START

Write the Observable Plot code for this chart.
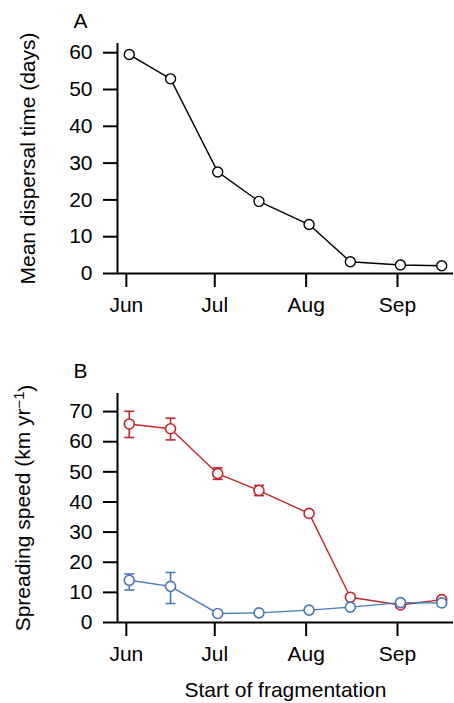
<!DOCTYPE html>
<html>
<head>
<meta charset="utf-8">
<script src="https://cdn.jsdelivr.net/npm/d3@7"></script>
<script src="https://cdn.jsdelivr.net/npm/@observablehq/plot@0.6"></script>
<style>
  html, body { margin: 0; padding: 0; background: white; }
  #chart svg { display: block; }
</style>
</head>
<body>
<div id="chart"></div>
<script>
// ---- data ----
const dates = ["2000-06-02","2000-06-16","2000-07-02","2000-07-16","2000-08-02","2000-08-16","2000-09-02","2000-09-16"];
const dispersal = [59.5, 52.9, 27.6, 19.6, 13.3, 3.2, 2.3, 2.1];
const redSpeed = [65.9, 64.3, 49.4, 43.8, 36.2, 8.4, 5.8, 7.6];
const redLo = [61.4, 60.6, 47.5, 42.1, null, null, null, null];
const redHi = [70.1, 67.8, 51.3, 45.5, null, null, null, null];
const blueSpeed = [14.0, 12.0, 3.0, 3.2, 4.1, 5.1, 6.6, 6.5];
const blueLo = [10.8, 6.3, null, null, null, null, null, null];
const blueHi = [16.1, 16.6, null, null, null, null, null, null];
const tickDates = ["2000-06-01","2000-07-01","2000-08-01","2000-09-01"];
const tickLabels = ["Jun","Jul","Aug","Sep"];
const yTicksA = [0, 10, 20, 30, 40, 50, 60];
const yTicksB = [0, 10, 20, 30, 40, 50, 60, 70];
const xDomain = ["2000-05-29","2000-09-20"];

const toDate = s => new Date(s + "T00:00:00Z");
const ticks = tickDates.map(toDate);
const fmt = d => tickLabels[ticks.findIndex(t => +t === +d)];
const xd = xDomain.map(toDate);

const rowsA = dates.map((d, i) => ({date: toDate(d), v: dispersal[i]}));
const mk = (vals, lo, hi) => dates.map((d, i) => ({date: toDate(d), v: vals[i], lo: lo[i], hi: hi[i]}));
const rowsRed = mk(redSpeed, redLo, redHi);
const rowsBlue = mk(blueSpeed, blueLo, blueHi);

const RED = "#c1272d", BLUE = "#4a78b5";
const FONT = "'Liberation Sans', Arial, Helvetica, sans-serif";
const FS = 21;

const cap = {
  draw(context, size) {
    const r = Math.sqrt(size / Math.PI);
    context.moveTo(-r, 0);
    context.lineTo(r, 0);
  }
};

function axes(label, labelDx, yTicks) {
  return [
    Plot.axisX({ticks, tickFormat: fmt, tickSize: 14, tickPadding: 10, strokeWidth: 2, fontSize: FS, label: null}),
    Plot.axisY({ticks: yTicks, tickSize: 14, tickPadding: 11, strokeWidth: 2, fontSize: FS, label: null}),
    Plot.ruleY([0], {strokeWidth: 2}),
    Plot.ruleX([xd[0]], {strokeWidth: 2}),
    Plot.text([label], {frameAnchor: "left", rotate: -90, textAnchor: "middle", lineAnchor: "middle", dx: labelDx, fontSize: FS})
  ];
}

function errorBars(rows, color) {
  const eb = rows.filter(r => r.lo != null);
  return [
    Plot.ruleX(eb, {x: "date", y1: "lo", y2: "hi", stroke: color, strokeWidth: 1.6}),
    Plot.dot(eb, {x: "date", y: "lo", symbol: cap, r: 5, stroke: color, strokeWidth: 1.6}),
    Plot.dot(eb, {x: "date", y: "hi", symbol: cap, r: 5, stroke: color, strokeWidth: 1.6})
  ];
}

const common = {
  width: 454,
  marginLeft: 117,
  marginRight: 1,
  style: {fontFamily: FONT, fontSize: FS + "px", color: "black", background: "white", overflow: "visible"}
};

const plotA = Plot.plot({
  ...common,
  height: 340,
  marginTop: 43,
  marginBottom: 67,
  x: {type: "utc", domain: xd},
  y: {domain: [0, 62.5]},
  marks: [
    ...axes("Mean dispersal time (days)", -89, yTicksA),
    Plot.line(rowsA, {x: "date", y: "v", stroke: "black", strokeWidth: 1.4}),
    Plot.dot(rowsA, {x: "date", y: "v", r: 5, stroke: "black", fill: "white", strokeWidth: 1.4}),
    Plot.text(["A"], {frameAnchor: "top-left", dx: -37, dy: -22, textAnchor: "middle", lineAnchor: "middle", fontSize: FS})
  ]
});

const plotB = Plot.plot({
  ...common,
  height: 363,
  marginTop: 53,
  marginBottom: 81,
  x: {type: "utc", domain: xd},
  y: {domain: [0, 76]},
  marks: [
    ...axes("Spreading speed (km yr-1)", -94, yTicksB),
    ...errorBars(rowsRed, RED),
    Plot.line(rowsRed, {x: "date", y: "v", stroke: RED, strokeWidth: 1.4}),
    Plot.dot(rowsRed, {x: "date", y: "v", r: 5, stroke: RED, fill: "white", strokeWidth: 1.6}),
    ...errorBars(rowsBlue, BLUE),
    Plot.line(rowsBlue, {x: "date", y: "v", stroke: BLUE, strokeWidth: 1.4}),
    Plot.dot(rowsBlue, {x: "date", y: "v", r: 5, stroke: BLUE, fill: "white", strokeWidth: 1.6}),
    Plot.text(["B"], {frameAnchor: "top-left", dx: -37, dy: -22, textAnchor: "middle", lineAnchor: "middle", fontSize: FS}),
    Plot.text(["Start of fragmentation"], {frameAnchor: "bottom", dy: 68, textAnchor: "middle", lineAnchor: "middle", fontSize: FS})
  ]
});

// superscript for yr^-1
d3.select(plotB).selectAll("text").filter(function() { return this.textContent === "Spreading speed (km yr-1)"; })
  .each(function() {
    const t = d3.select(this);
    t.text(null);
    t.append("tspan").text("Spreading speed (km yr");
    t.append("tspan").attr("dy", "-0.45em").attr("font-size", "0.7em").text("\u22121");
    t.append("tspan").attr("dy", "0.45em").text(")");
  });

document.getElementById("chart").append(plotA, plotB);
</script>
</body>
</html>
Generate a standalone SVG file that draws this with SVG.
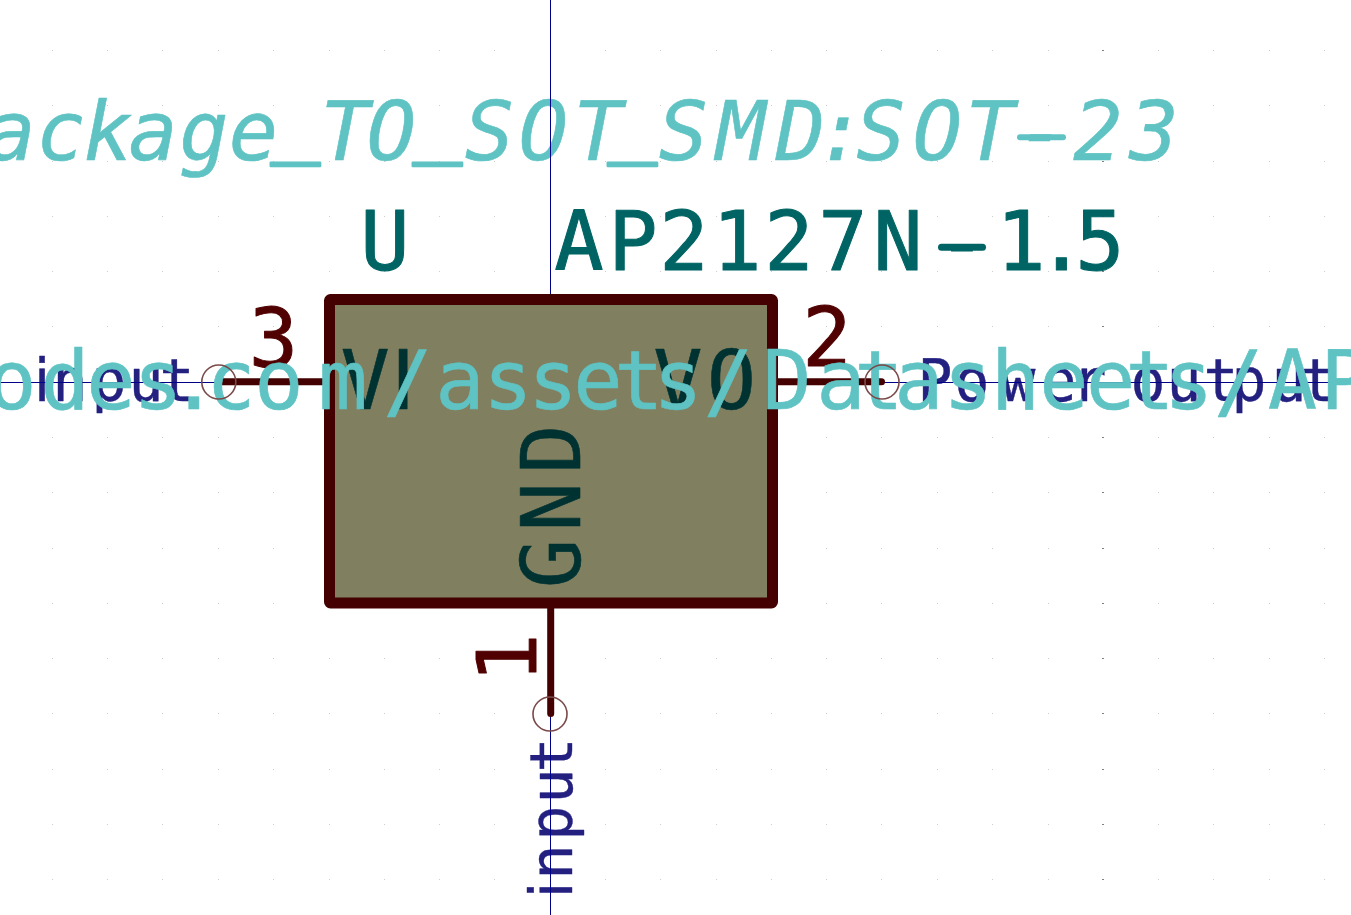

END

→ YOUR INSTRUCTIONS: Each record must be quoted in full and exactly. Do not include the pictures.

→ ANSWER FOR THE TASK:
Write the Observable Plot code for this chart.
<!DOCTYPE html>
<html>
<head>
<meta charset="utf-8">
<script src="https://cdn.jsdelivr.net/npm/d3@7"></script>
<script src="https://cdn.jsdelivr.net/npm/@observablehq/plot@0.6"></script>
<style>
  html, body { margin: 0; padding: 0; background: white; }
  #chart svg { display: block; }
</style>
</head>
<body>
<div id="chart"></div>
<script>
// ---- data ----
const dates = ["2000-06-02","2000-06-16","2000-07-02","2000-07-16","2000-08-02","2000-08-16","2000-09-02","2000-09-16"];
const dispersal = [59.5, 52.9, 27.6, 19.6, 13.3, 3.2, 2.3, 2.1];
const redSpeed = [65.9, 64.3, 49.4, 43.8, 36.2, 8.4, 5.8, 7.6];
const redLo = [61.4, 60.6, 47.5, 42.1, null, null, null, null];
const redHi = [70.1, 67.8, 51.3, 45.5, null, null, null, null];
const blueSpeed = [14.0, 12.0, 3.0, 3.2, 4.1, 5.1, 6.6, 6.5];
const blueLo = [10.8, 6.3, null, null, null, null, null, null];
const blueHi = [16.1, 16.6, null, null, null, null, null, null];
const tickDates = ["2000-06-01","2000-07-01","2000-08-01","2000-09-01"];
const tickLabels = ["Jun","Jul","Aug","Sep"];
const yTicksA = [0, 10, 20, 30, 40, 50, 60];
const yTicksB = [0, 10, 20, 30, 40, 50, 60, 70];
const xDomain = ["2000-05-29","2000-09-20"];

const toDate = s => new Date(s + "T00:00:00Z");
const ticks = tickDates.map(toDate);
const fmt = d => tickLabels[ticks.findIndex(t => +t === +d)];
const xd = xDomain.map(toDate);

const rowsA = dates.map((d, i) => ({date: toDate(d), v: dispersal[i]}));
const mk = (vals, lo, hi) => dates.map((d, i) => ({date: toDate(d), v: vals[i], lo: lo[i], hi: hi[i]}));
const rowsRed = mk(redSpeed, redLo, redHi);
const rowsBlue = mk(blueSpeed, blueLo, blueHi);

const RED = "#c1272d", BLUE = "#4a78b5";
const FONT = "'Liberation Sans', Arial, Helvetica, sans-serif";
const FS = 21;

const cap = {
  draw(context, size) {
    const r = Math.sqrt(size / Math.PI);
    context.moveTo(-r, 0);
    context.lineTo(r, 0);
  }
};

function axes(label, labelDx, yTicks) {
  return [
    Plot.axisX({ticks, tickFormat: fmt, tickSize: 14, tickPadding: 10, strokeWidth: 2, fontSize: FS, label: null}),
    Plot.axisY({ticks: yTicks, tickSize: 14, tickPadding: 11, strokeWidth: 2, fontSize: FS, label: null}),
    Plot.ruleY([0], {strokeWidth: 2}),
    Plot.ruleX([xd[0]], {strokeWidth: 2}),
    Plot.text([label], {frameAnchor: "left", rotate: -90, textAnchor: "middle", lineAnchor: "middle", dx: labelDx, fontSize: FS})
  ];
}

function errorBars(rows, color) {
  const eb = rows.filter(r => r.lo != null);
  return [
    Plot.ruleX(eb, {x: "date", y1: "lo", y2: "hi", stroke: color, strokeWidth: 1.6}),
    Plot.dot(eb, {x: "date", y: "lo", symbol: cap, r: 5, stroke: color, strokeWidth: 1.6}),
    Plot.dot(eb, {x: "date", y: "hi", symbol: cap, r: 5, stroke: color, strokeWidth: 1.6})
  ];
}

const common = {
  width: 454,
  marginLeft: 117,
  marginRight: 1,
  style: {fontFamily: FONT, fontSize: FS + "px", color: "black", background: "white", overflow: "visible"}
};

const plotA = Plot.plot({
  ...common,
  height: 340,
  marginTop: 43,
  marginBottom: 67,
  x: {type: "utc", domain: xd},
  y: {domain: [0, 62.5]},
  marks: [
    ...axes("Mean dispersal time (days)", -89, yTicksA),
    Plot.line(rowsA, {x: "date", y: "v", stroke: "black", strokeWidth: 1.4}),
    Plot.dot(rowsA, {x: "date", y: "v", r: 5, stroke: "black", fill: "white", strokeWidth: 1.4}),
    Plot.text(["A"], {frameAnchor: "top-left", dx: -37, dy: -22, textAnchor: "middle", lineAnchor: "middle", fontSize: FS})
  ]
});

const plotB = Plot.plot({
  ...common,
  height: 363,
  marginTop: 53,
  marginBottom: 81,
  x: {type: "utc", domain: xd},
  y: {domain: [0, 76]},
  marks: [
    ...axes("Spreading speed (km yr-1)", -94, yTicksB),
    ...errorBars(rowsRed, RED),
    Plot.line(rowsRed, {x: "date", y: "v", stroke: RED, strokeWidth: 1.4}),
    Plot.dot(rowsRed, {x: "date", y: "v", r: 5, stroke: RED, fill: "white", strokeWidth: 1.6}),
    ...errorBars(rowsBlue, BLUE),
    Plot.line(rowsBlue, {x: "date", y: "v", stroke: BLUE, strokeWidth: 1.4}),
    Plot.dot(rowsBlue, {x: "date", y: "v", r: 5, stroke: BLUE, fill: "white", strokeWidth: 1.6}),
    Plot.text(["B"], {frameAnchor: "top-left", dx: -37, dy: -22, textAnchor: "middle", lineAnchor: "middle", fontSize: FS}),
    Plot.text(["Start of fragmentation"], {frameAnchor: "bottom", dy: 68, textAnchor: "middle", lineAnchor: "middle", fontSize: FS})
  ]
});

// superscript for yr^-1
d3.select(plotB).selectAll("text").filter(function() { return this.textContent === "Spreading speed (km yr-1)"; })
  .each(function() {
    const t = d3.select(this);
    t.text(null);
    t.append("tspan").text("Spreading speed (km yr");
    t.append("tspan").attr("dy", "-0.45em").attr("font-size", "0.7em").text("\u22121");
    t.append("tspan").attr("dy", "0.45em").text(")");
  });

document.getElementById("chart").append(plotA, plotB);
</script>
</body>
</html>
Generate a standalone SVG file that draws this with SVG.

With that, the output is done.